A Just Transition to a Regenerative Economy’ must end wars, military culture, and the violence of militarized forces and police in our communities and across the world. [Sha Merirei Ongelungel / Indigenous Peoples’ Network]
War on the Planet: An Exploration of the Local, National, and Worldwide Connections Between Imperialism, Militarism, Environmental Destruction, and Climate Chaos
A presentation at the Triennial Congress of the Women’s International League for Peace and Freedom (WILPF) on June 1, 2024. Expanded version.
Is empire really dying?
If, as Boris Johnson predicts, Western powers lose the war in Ukraine will Western hegemony die?

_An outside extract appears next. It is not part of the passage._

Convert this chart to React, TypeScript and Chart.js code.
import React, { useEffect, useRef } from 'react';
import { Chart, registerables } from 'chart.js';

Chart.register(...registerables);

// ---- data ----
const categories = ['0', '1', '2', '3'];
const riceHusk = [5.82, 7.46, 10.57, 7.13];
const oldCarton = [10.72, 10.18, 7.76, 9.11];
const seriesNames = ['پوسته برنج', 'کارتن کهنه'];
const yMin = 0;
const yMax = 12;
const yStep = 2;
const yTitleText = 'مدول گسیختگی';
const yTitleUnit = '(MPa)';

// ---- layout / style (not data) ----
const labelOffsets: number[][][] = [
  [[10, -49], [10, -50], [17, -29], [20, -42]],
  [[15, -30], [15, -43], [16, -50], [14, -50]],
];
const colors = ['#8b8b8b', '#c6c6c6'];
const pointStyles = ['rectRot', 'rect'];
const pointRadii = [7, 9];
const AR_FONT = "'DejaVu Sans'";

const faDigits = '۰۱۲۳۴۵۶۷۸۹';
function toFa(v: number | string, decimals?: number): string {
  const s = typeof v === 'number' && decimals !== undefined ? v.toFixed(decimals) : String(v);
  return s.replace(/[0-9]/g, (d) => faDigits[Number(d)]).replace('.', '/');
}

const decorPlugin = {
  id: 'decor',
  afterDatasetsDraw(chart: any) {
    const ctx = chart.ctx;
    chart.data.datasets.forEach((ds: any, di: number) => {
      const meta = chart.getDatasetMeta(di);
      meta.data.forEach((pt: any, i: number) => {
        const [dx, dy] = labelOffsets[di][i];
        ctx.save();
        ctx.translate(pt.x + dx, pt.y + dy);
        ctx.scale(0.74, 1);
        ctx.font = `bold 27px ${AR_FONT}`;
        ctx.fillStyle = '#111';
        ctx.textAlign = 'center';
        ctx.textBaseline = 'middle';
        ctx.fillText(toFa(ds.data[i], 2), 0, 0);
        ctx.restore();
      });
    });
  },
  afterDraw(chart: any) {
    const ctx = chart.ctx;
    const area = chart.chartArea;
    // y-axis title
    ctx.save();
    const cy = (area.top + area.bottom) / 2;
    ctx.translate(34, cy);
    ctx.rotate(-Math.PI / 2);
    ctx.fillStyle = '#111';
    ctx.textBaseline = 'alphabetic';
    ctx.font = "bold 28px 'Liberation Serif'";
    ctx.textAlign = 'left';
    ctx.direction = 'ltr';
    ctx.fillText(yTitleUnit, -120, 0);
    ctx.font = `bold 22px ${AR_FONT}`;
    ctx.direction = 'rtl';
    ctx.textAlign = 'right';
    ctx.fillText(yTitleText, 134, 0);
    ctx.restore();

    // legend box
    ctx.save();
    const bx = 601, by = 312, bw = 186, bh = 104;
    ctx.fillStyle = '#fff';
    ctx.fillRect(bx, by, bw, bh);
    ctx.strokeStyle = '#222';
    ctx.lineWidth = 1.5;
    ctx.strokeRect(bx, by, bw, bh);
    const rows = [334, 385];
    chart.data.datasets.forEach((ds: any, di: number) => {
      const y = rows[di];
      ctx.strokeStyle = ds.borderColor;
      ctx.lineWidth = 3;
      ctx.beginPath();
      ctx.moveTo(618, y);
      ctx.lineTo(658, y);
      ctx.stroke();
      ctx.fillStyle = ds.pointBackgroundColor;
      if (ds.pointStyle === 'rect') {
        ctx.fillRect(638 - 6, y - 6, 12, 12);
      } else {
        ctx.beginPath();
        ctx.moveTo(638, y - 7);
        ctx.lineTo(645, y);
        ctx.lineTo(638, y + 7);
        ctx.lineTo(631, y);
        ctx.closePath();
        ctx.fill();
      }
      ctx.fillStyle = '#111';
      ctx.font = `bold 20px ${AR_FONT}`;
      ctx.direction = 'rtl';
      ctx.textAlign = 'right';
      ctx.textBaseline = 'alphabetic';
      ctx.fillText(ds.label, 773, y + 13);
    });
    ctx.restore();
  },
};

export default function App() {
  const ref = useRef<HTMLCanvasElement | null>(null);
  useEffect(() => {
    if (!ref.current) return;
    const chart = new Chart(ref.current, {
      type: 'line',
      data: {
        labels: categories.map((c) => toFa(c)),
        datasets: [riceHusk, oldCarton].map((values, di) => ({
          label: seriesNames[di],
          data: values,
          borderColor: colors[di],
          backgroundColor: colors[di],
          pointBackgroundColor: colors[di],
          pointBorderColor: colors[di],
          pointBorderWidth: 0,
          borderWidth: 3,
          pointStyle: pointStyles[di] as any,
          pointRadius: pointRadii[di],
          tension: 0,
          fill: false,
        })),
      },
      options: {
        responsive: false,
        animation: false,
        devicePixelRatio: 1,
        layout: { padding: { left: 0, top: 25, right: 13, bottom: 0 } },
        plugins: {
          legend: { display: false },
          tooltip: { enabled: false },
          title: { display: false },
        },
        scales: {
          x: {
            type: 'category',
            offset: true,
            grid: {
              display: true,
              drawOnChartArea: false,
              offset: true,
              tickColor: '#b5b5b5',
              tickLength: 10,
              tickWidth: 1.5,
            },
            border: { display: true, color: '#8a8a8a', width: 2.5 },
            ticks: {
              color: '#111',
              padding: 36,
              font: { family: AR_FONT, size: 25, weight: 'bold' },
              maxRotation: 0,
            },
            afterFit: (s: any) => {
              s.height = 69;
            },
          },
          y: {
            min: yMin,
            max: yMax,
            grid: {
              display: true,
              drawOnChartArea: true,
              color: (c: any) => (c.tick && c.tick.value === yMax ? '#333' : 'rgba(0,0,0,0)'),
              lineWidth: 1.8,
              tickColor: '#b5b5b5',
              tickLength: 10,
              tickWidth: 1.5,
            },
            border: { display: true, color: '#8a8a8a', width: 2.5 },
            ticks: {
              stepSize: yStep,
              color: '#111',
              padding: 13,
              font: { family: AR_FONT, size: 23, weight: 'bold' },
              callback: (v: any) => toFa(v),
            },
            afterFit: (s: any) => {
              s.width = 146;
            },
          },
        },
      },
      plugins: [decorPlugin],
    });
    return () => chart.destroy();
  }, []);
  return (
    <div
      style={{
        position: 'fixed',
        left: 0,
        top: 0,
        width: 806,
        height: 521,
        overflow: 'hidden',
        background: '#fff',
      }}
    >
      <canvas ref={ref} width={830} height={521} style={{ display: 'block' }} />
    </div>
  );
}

In his Geopolitical Economy Report Ben Norton discusses ex-UK prime minister Boris Johnson’s point of view, which while published in a right-wing British tabloid is not propaganda. This belief by Johnson and also by Biden and Company as well as right-wing Republicans is driving the U.S. Congress to grant billions of dollars for war.
As Norton states:
It is only the Global North, or the collective West, that has imposed sanctions on Russia: North America, Europe, Australia, New Zealand and US allies in Japan, South Korea, and China’s Taiwan province (which is governed by pro-Western political forces).
The view of the end of Western hegemony was expressed earlier this year by European Union foreign policy chief Josep Borrell who said that the “era of Western dominance has indeed definitely ended.”
It appears that the continued funding of the Ukraine war (re Russia), of Taiwan (re China) and of Israel in the Middle East in spite of worldwide opposition to the genocide, is clearly about hegemonic domination, also described by a more old-fashioned word, empire.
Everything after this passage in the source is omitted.